#### Aim
Write out the listing below in full and exactly, leaving out every picture.
==== Dataset excerpt ====
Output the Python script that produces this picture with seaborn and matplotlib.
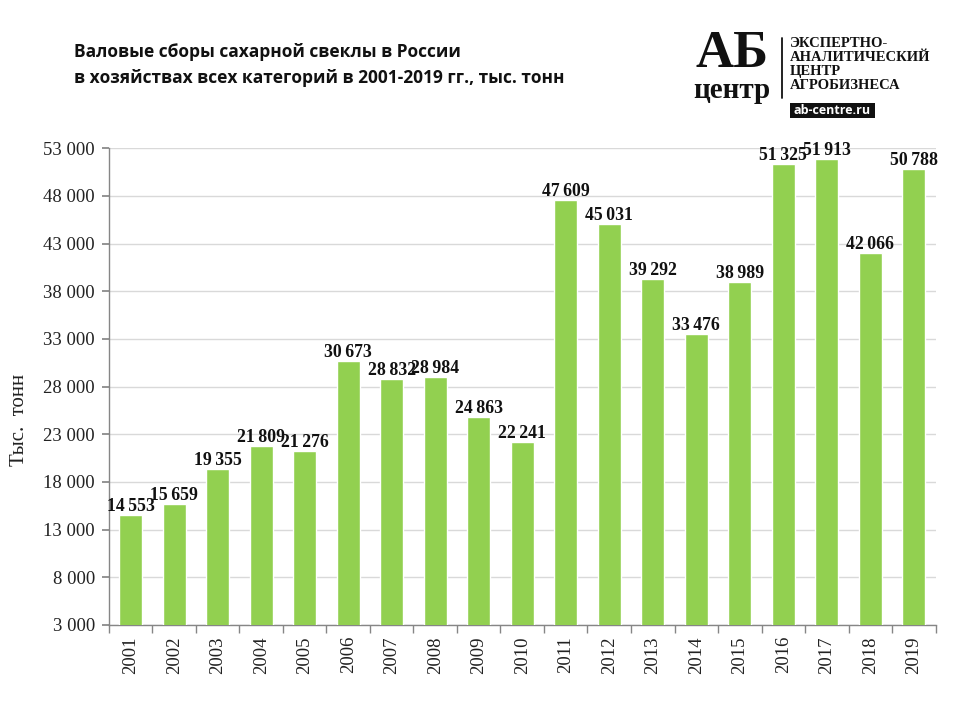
import matplotlib
matplotlib.use("Agg")
import matplotlib.pyplot as plt
import seaborn as sns
import pandas as pd
from matplotlib.ticker import FuncFormatter, FixedLocator
from matplotlib.patches import Rectangle

years = [str(y) for y in range(2001, 2020)]
values = [14553, 15659, 19355, 21809, 21276, 30673, 28832, 28984, 24863, 22241,
          47609, 45031, 39292, 33476, 38989, 51325, 51913, 42066, 50788]
yticks = [3000, 8000, 13000, 18000, 23000, 28000, 33000, 38000, 43000, 48000, 53000]

title = "Валовые сборы сахарной свеклы в России\nв хозяйствах всех категорий в 2001-2019 гг., тыс. тонн"
ylabel = "Тыс.  тонн"

sns.set_theme(style="white")
plt.rcParams['font.family'] = ['Liberation Serif', 'DejaVu Serif']

df = pd.DataFrame({"year": years, "value": values})

fig = plt.figure(figsize=(9.6, 7.2), dpi=100)
ax = fig.add_axes([0.1135, 0.132, 0.861, 0.662])

sns.barplot(data=df, x="year", y="value", color="#92D050", width=0.53,
            saturation=1, ax=ax, zorder=3)

ax.set_ylim(3000, 53000)
ax.set_xlim(-0.5, len(years) - 0.5)
ax.yaxis.set_major_locator(FixedLocator(yticks))
ax.yaxis.set_major_formatter(FuncFormatter(lambda v, p: f"{int(v):,}".replace(",", " ")))
ax.grid(axis="y", color="#D9D9D9", linewidth=1, zorder=0)
ax.set_axisbelow(True)

for s in ["top", "right"]:
    ax.spines[s].set_visible(False)
for s in ["left", "bottom"]:
    ax.spines[s].set_color("#868686")
    ax.spines[s].set_linewidth(1)

ax.tick_params(axis="y", which="major", left=True, length=5, color="#868686",
               labelsize=13.5, pad=5, labelcolor="#222222")
ax.tick_params(axis="x", which="major", bottom=False, labelsize=13.5,
               labelrotation=90, pad=2, labelcolor="#222222")
ax.xaxis.set_minor_locator(FixedLocator([i - 0.5 for i in range(len(years) + 1)]))
ax.tick_params(axis="x", which="minor", bottom=True, length=6, color="#868686")

ax.set_xlabel("")
ax.set_ylabel(ylabel, fontsize=15, color="#222222")
ax.yaxis.set_label_coords(-0.097, 0.43)

for i, v in enumerate(values):
    ax.annotate(f"{v:,}".replace(",", "\u2009"), (i, v), xytext=(0, 0),
                textcoords="offset points", ha="center", va="bottom",
                fontsize=12.8, fontweight="bold", color="#111111", zorder=5)

fig.text(0.077, 0.94, title, fontsize=12.5, fontweight="bold",
         family=["Open Sans", "DejaVu Sans"], va="top", ha="left",
         linespacing=1.55, color="#111111")

# Logo
fig.text(0.7625, 0.925, "АБ", fontsize=38, fontweight="bold",
         family=["Liberation Serif"], ha="center", va="center", color="#111111")
fig.text(0.7625, 0.874, "центр", fontsize=21, fontweight="bold",
         family=["Liberation Serif"], ha="center", va="center", color="#111111")
fig.add_artist(plt.Line2D([0.815, 0.815], [0.864, 0.947], color="#111111",
                          linewidth=1.3, transform=fig.transFigure))
fig.text(0.823, 0.949,
         "ЭКСПЕРТНО-\nАНАЛИТИЧЕСКИЙ\nЦЕНТР\nАГРОБИЗНЕСА",
         fontsize=10.5, fontweight="bold", family=["Liberation Serif"],
         ha="left", va="top", linespacing=1.12, color="#111111")
fig.add_artist(Rectangle((0.823, 0.836), 0.088, 0.021, transform=fig.transFigure,
                         facecolor="#111111", edgecolor="none"))
fig.text(0.867, 0.8465, "ab-centre.ru", fontsize=9, fontweight="bold",
         family=["Open Sans", "DejaVu Sans"], ha="center", va="center", color="white")

fig.savefig("out.png", dpi=100)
====
#### Output
Output the Python script that produces this picture with seaborn and matplotlib.
import matplotlib
matplotlib.use("Agg")
import matplotlib.pyplot as plt
import seaborn as sns
import pandas as pd
from matplotlib.ticker import FuncFormatter, FixedLocator
from matplotlib.patches import Rectangle

years = [str(y) for y in range(2001, 2020)]
values = [14553, 15659, 19355, 21809, 21276, 30673, 28832, 28984, 24863, 22241,
          47609, 45031, 39292, 33476, 38989, 51325, 51913, 42066, 50788]
yticks = [3000, 8000, 13000, 18000, 23000, 28000, 33000, 38000, 43000, 48000, 53000]

title = "Валовые сборы сахарной свеклы в России\nв хозяйствах всех категорий в 2001-2019 гг., тыс. тонн"
ylabel = "Тыс.  тонн"

sns.set_theme(style="white")
plt.rcParams['font.family'] = ['Liberation Serif', 'DejaVu Serif']

df = pd.DataFrame({"year": years, "value": values})

fig = plt.figure(figsize=(9.6, 7.2), dpi=100)
ax = fig.add_axes([0.1135, 0.132, 0.861, 0.662])

sns.barplot(data=df, x="year", y="value", color="#92D050", width=0.53,
            saturation=1, ax=ax, zorder=3)

ax.set_ylim(3000, 53000)
ax.set_xlim(-0.5, len(years) - 0.5)
ax.yaxis.set_major_locator(FixedLocator(yticks))
ax.yaxis.set_major_formatter(FuncFormatter(lambda v, p: f"{int(v):,}".replace(",", " ")))
ax.grid(axis="y", color="#D9D9D9", linewidth=1, zorder=0)
ax.set_axisbelow(True)

for s in ["top", "right"]:
    ax.spines[s].set_visible(False)
for s in ["left", "bottom"]:
    ax.spines[s].set_color("#868686")
    ax.spines[s].set_linewidth(1)

ax.tick_params(axis="y", which="major", left=True, length=5, color="#868686",
               labelsize=13.5, pad=5, labelcolor="#222222")
ax.tick_params(axis="x", which="major", bottom=False, labelsize=13.5,
               labelrotation=90, pad=2, labelcolor="#222222")
ax.xaxis.set_minor_locator(FixedLocator([i - 0.5 for i in range(len(years) + 1)]))
ax.tick_params(axis="x", which="minor", bottom=True, length=6, color="#868686")

ax.set_xlabel("")
ax.set_ylabel(ylabel, fontsize=15, color="#222222")
ax.yaxis.set_label_coords(-0.097, 0.43)

for i, v in enumerate(values):
    ax.annotate(f"{v:,}".replace(",", "\u2009"), (i, v), xytext=(0, 0),
                textcoords="offset points", ha="center", va="bottom",
                fontsize=12.8, fontweight="bold", color="#111111", zorder=5)

fig.text(0.077, 0.94, title, fontsize=12.5, fontweight="bold",
         family=["Open Sans", "DejaVu Sans"], va="top", ha="left",
         linespacing=1.55, color="#111111")

# Logo
fig.text(0.7625, 0.925, "АБ", fontsize=38, fontweight="bold",
         family=["Liberation Serif"], ha="center", va="center", color="#111111")
fig.text(0.7625, 0.874, "центр", fontsize=21, fontweight="bold",
         family=["Liberation Serif"], ha="center", va="center", color="#111111")
fig.add_artist(plt.Line2D([0.815, 0.815], [0.864, 0.947], color="#111111",
                          linewidth=1.3, transform=fig.transFigure))
fig.text(0.823, 0.949,
         "ЭКСПЕРТНО-\nАНАЛИТИЧЕСКИЙ\nЦЕНТР\nАГРОБИЗНЕСА",
         fontsize=10.5, fontweight="bold", family=["Liberation Serif"],
         ha="left", va="top", linespacing=1.12, color="#111111")
fig.add_artist(Rectangle((0.823, 0.836), 0.088, 0.021, transform=fig.transFigure,
                         facecolor="#111111", edgecolor="none"))
fig.text(0.867, 0.8465, "ab-centre.ru", fontsize=9, fontweight="bold",
         family=["Open Sans", "DejaVu Sans"], ha="center", va="center", color="white")

fig.savefig("out.png", dpi=100)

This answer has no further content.